A washing station built and introduced to Hamomi in 2011.
This is similar to my last post in that it’s not that our services have changed much, (actually if you take the de-worming shortage into account, you could argue they’ve lessened), but we’ve moved into a level of organization that will allow us to track everything and ensure that everybody is receiving adequate care. For example, we have a huge book of Hamomi Medical Files now that allows us to look up any of our students’ information if we need to analyze how he or she is doing. It includes all their screening information (height, weight, general info), report cards and attendance, Hamomi admission form, background assessments and a monthly assessment of how ‘at risk’ their situations are based on all of the above. This is all information Raphael and Musumba have been able to rattle off about any one of our students at any time if asked informally, but it’s now been made more accessible and analyzable.

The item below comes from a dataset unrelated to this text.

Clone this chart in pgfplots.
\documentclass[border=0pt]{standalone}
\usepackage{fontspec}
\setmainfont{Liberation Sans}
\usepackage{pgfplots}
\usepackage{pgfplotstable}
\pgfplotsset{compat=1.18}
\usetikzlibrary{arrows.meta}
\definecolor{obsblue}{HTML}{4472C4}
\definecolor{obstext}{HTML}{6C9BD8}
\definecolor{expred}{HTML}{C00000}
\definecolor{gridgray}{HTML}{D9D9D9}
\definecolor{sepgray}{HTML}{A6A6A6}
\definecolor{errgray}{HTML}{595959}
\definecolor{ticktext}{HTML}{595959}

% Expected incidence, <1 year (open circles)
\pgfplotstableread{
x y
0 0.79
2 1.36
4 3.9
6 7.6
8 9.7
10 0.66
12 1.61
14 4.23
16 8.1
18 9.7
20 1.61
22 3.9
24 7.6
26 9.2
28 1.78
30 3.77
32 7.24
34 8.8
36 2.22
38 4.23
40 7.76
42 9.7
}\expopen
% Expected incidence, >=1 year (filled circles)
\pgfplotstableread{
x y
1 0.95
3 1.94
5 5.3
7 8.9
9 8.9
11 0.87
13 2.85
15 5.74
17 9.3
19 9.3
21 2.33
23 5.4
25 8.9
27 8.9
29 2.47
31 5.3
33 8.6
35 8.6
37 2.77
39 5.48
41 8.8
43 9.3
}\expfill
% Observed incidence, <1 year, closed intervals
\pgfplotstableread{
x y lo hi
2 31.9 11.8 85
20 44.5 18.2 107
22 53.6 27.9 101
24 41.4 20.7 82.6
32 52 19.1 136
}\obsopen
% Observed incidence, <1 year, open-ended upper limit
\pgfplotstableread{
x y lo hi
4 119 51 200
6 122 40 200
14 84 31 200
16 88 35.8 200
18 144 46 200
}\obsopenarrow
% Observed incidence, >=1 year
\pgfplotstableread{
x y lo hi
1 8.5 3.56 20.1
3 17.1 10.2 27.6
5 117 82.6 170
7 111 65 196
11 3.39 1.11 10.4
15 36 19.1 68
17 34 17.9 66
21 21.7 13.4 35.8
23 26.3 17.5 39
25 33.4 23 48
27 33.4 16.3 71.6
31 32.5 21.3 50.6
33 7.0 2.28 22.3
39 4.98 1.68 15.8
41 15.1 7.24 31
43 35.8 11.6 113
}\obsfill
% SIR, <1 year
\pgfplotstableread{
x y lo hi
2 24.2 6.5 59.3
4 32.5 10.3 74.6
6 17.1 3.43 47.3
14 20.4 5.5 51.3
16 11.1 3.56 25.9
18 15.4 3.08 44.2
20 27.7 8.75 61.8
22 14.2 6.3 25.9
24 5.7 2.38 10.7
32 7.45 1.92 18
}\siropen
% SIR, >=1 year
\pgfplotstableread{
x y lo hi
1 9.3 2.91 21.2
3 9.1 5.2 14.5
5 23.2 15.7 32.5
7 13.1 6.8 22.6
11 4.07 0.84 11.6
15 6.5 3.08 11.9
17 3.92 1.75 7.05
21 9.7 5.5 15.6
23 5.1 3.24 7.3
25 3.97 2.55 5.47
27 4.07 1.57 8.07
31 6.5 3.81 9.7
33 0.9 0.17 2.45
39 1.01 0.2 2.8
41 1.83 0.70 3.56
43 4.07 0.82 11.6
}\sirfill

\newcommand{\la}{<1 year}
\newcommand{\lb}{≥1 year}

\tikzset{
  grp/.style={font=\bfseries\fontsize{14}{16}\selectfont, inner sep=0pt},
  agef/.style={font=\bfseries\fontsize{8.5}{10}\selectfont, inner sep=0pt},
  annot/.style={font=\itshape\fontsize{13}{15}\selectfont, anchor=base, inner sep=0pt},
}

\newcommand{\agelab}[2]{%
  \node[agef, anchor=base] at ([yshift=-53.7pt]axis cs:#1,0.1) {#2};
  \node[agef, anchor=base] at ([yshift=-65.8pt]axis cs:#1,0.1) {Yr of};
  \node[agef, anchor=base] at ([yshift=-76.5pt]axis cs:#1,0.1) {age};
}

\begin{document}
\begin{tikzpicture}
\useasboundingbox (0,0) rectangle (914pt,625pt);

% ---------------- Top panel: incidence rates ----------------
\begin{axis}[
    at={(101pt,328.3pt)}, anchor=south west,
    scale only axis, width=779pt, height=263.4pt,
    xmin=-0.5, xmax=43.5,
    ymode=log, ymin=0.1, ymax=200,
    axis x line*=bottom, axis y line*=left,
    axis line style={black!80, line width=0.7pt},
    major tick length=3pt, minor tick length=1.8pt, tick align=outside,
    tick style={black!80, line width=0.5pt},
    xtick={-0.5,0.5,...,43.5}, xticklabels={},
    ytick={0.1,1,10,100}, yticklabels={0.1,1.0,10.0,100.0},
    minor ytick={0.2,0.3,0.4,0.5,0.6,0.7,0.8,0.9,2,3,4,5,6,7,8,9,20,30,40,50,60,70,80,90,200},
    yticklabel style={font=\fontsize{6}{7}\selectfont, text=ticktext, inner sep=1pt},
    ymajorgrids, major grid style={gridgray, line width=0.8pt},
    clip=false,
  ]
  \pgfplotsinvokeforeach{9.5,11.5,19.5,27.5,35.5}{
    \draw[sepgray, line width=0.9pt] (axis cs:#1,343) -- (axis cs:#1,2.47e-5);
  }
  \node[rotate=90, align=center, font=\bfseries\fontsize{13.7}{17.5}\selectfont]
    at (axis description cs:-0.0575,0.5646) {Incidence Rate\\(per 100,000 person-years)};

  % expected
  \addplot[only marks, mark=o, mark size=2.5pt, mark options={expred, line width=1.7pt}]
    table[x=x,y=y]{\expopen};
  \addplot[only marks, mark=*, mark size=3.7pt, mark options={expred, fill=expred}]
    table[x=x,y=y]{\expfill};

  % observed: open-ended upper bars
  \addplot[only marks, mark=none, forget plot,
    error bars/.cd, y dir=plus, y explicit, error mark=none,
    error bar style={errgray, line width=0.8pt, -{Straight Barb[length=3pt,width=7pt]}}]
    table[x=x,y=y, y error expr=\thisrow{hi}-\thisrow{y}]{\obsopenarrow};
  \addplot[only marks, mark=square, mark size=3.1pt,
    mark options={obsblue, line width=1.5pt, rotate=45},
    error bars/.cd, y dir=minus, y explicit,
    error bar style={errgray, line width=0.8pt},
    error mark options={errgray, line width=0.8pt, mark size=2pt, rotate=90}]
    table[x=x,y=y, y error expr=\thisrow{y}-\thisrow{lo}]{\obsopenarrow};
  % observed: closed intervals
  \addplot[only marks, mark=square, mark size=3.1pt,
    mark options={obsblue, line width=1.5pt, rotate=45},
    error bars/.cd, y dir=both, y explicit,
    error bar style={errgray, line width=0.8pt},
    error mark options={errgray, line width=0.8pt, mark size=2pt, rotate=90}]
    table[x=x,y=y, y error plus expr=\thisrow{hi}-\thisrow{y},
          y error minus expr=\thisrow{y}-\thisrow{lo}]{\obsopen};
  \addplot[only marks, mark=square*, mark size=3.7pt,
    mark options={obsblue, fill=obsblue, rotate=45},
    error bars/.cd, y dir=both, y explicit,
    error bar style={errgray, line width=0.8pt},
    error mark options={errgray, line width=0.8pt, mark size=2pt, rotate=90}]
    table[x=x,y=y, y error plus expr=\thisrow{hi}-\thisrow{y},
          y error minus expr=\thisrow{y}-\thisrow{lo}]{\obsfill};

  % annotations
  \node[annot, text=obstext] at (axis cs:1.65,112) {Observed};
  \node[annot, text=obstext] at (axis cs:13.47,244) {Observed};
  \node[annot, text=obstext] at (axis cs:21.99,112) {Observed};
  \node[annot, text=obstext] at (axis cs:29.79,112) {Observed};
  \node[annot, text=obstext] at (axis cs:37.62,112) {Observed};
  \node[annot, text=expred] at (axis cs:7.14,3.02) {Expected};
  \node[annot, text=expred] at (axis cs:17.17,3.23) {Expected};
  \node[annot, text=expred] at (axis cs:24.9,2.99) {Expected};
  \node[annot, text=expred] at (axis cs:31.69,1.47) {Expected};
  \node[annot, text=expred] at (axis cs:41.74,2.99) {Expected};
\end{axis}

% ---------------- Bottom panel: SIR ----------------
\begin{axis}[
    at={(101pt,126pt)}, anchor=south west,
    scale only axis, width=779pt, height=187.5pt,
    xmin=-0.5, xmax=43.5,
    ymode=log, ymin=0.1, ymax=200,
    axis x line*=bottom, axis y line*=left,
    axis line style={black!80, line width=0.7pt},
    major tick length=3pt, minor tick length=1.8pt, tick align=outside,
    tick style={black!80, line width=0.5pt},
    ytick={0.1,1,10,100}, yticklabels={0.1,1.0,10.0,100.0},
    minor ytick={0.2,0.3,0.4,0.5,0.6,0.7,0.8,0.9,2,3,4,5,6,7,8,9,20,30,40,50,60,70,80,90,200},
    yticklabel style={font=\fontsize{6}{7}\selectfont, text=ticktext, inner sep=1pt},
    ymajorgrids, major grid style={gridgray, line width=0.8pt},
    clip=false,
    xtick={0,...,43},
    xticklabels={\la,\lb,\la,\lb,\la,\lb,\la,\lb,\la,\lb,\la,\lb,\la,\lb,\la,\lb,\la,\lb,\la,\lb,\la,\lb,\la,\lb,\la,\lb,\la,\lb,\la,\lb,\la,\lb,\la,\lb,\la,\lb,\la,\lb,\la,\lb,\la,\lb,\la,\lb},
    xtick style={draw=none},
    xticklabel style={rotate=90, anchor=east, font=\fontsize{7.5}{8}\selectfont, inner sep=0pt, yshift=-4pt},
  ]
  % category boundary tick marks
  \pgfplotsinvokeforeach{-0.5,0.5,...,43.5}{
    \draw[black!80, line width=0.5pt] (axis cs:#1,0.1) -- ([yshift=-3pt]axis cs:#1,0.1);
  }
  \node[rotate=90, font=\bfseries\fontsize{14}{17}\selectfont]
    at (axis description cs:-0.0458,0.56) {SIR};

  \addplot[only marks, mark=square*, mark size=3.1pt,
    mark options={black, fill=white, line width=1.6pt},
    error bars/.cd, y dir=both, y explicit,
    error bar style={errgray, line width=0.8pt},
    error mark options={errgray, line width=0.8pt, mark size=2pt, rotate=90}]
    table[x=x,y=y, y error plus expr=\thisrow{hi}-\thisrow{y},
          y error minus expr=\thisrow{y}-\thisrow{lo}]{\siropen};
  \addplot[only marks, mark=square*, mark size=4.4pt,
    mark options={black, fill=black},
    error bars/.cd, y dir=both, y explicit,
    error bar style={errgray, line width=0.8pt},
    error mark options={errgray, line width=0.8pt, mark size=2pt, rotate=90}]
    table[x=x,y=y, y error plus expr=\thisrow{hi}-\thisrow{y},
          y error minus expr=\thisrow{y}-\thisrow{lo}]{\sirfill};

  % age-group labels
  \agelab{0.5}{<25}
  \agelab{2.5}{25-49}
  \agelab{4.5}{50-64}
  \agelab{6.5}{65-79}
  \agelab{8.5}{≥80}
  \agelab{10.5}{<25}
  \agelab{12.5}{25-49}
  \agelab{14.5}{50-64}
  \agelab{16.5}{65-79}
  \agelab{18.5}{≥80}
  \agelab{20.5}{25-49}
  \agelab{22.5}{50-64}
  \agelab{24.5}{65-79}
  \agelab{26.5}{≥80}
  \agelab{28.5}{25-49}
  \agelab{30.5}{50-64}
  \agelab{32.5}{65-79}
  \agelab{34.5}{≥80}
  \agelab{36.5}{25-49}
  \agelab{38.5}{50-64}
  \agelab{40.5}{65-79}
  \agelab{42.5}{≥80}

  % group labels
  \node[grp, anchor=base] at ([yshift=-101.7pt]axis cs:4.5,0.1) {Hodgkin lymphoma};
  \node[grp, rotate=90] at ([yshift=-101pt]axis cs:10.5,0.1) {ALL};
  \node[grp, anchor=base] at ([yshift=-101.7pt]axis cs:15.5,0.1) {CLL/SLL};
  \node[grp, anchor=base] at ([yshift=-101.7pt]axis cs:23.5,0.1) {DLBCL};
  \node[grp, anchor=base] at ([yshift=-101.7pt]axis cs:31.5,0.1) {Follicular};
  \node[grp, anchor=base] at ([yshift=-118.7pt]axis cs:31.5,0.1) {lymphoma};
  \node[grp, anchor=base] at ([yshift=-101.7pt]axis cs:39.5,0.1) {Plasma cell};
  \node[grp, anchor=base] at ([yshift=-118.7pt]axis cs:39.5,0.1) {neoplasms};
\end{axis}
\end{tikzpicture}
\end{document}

Within the next year, we will be in a position to mathematically assess our progress, our needs and our shortcomings.

So, I feel good about it. Man, a  lot of these sentences have included “I feel…” opinions, but that is what we’re dealing with right now, and I feel like what we’re implementing now will lead to more posts full of facts, numbers, stats and concrete measures of progress. I feel that way at least. But you don’t need any more of that. Now it’s on us to prove it.